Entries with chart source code

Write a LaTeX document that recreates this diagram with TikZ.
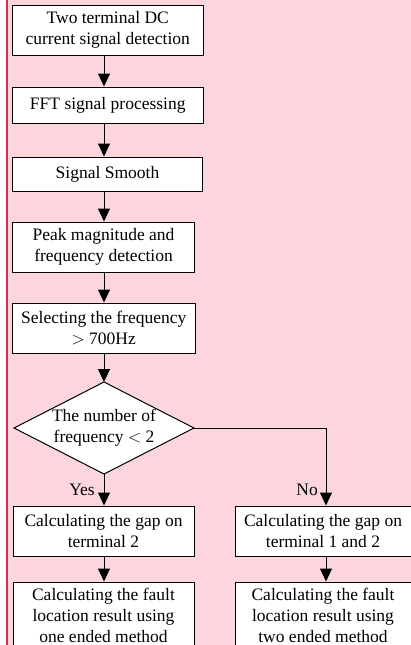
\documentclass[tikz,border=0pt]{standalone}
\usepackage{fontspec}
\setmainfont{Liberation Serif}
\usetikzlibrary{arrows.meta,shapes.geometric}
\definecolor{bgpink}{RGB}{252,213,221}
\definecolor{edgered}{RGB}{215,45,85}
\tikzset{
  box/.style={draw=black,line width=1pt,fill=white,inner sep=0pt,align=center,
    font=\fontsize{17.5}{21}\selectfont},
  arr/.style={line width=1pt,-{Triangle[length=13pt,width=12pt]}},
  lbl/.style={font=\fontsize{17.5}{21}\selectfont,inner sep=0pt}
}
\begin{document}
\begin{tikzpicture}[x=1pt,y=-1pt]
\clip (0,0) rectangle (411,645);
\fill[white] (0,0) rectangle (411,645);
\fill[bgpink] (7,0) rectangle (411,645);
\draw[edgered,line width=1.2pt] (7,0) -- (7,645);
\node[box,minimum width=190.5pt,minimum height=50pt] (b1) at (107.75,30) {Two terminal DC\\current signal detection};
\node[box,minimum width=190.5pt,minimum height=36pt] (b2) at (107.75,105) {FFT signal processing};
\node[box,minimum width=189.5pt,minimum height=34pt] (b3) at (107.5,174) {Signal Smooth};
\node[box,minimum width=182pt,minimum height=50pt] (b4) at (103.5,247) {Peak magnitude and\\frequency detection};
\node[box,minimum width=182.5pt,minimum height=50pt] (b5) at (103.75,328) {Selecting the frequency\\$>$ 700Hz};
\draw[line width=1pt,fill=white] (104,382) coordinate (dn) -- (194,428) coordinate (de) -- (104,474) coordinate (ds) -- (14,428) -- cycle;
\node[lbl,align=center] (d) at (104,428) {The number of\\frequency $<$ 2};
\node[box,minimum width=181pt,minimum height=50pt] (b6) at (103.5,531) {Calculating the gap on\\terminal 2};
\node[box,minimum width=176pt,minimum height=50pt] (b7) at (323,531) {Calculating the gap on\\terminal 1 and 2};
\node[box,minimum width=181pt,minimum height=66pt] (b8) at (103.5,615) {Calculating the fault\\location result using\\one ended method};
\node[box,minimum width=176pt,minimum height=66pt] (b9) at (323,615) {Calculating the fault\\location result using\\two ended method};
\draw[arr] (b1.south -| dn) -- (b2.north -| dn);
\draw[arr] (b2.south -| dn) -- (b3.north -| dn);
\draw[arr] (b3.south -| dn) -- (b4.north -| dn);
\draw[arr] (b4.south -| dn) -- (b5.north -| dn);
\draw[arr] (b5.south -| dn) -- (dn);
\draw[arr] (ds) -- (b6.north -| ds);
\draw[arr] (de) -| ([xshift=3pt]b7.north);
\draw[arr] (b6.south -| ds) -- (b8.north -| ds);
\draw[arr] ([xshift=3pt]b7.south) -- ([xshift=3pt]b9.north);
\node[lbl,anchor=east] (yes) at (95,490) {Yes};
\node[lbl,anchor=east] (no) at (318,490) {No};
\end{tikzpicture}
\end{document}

* * *

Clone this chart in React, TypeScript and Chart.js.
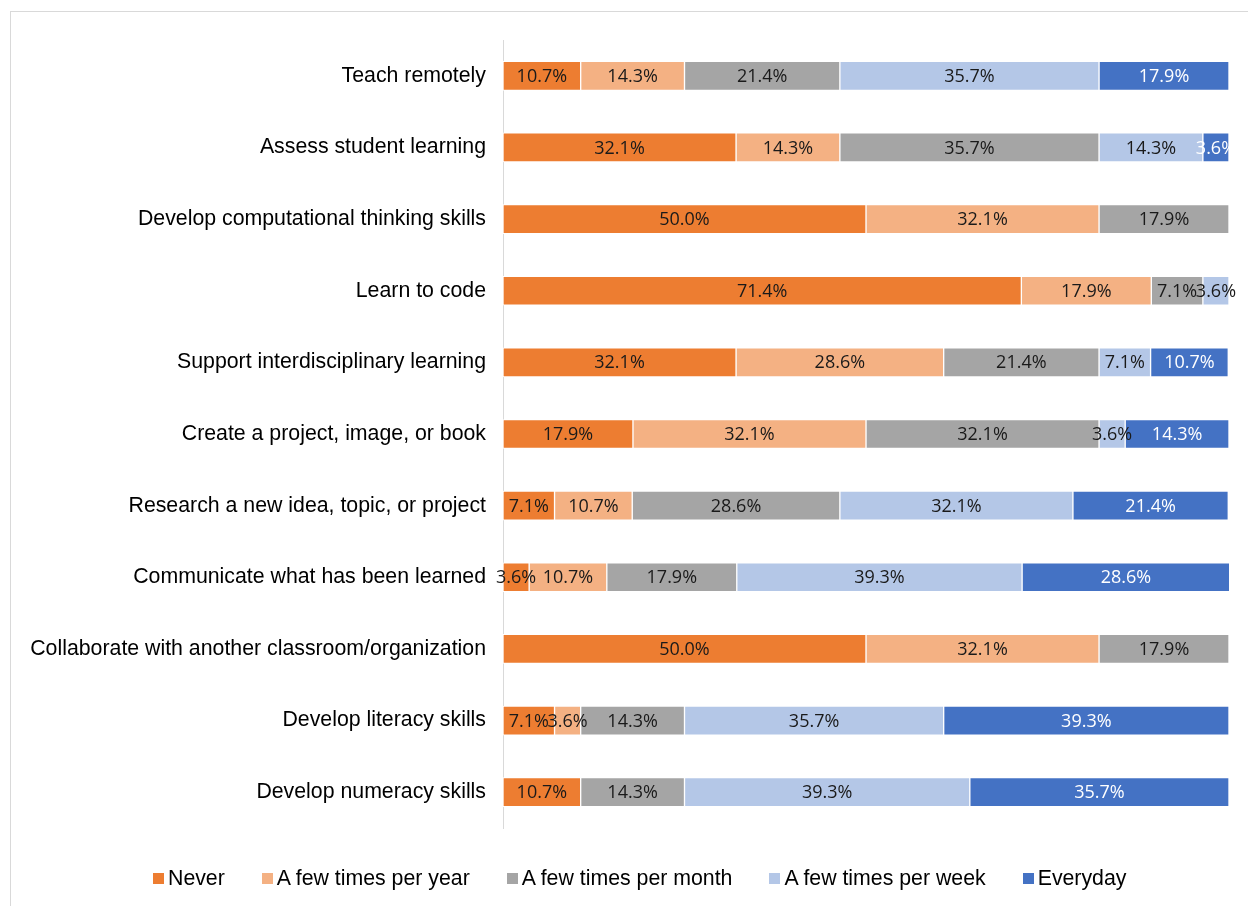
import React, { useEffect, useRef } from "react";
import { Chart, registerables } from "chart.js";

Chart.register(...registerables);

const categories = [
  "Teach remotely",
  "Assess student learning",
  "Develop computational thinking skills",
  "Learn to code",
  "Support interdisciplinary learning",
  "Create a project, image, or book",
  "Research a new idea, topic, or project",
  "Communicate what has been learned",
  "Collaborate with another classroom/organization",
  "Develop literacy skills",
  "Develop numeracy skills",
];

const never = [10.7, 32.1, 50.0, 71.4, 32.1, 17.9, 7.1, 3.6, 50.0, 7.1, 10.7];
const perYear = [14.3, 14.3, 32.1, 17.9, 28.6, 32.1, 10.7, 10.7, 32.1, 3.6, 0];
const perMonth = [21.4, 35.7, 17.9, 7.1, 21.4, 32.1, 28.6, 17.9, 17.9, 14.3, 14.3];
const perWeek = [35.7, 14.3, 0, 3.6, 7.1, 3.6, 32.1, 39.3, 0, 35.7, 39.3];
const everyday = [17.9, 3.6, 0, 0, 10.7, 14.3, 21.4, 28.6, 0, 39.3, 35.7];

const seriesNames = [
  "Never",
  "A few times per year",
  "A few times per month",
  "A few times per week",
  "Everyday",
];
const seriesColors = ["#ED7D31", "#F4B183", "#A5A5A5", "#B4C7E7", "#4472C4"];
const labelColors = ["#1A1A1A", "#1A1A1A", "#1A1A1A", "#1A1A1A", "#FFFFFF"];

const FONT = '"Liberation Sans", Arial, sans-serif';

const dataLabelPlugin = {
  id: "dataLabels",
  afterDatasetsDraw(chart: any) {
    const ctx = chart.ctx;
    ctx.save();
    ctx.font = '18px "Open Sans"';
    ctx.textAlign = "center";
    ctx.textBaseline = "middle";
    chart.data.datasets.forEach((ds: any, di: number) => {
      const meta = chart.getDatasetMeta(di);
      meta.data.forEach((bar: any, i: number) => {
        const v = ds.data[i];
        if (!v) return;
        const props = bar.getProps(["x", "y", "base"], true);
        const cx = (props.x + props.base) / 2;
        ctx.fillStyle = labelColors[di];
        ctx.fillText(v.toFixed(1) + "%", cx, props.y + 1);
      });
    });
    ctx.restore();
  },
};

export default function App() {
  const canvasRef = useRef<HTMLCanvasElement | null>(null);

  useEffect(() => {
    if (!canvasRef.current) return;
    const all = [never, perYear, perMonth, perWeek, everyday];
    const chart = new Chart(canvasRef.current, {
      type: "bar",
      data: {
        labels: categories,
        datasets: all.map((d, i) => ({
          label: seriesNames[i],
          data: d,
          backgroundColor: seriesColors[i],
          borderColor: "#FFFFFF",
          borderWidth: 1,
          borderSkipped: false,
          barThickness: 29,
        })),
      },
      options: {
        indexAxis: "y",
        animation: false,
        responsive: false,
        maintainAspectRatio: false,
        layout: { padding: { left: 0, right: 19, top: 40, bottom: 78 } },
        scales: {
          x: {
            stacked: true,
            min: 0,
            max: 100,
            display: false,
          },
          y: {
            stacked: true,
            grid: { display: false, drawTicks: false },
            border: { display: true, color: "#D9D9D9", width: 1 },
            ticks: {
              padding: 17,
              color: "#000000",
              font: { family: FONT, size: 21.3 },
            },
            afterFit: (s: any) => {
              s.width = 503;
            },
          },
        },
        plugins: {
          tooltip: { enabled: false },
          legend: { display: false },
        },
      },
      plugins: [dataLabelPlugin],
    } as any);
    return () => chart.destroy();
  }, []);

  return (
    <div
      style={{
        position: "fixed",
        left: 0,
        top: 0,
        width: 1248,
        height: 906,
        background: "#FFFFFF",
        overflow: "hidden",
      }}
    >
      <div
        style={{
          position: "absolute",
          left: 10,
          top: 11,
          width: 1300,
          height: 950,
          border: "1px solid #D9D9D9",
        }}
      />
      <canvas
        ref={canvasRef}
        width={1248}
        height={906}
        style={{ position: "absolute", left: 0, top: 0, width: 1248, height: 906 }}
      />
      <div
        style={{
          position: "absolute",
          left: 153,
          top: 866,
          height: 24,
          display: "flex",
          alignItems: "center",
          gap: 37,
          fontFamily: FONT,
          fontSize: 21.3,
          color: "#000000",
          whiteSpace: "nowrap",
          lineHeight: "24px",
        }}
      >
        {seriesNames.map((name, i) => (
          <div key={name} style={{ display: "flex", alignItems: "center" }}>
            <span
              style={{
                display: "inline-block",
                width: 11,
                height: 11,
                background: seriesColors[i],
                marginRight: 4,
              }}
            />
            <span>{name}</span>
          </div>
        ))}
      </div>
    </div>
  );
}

# What to produce
Repeat only the lines running from "Clone this chart" to "0, 39.3, 35.7];", ends included, and leave the pictures out.

# Written answer
Clone this chart in React, TypeScript and Chart.js.
import React, { useEffect, useRef } from "react";
import { Chart, registerables } from "chart.js";

Chart.register(...registerables);

const categories = [
  "Teach remotely",
  "Assess student learning",
  "Develop computational thinking skills",
  "Learn to code",
  "Support interdisciplinary learning",
  "Create a project, image, or book",
  "Research a new idea, topic, or project",
  "Communicate what has been learned",
  "Collaborate with another classroom/organization",
  "Develop literacy skills",
  "Develop numeracy skills",
];

const never = [10.7, 32.1, 50.0, 71.4, 32.1, 17.9, 7.1, 3.6, 50.0, 7.1, 10.7];
const perYear = [14.3, 14.3, 32.1, 17.9, 28.6, 32.1, 10.7, 10.7, 32.1, 3.6, 0];
const perMonth = [21.4, 35.7, 17.9, 7.1, 21.4, 32.1, 28.6, 17.9, 17.9, 14.3, 14.3];
const perWeek = [35.7, 14.3, 0, 3.6, 7.1, 3.6, 32.1, 39.3, 0, 35.7, 39.3];
const everyday = [17.9, 3.6, 0, 0, 10.7, 14.3, 21.4, 28.6, 0, 39.3, 35.7];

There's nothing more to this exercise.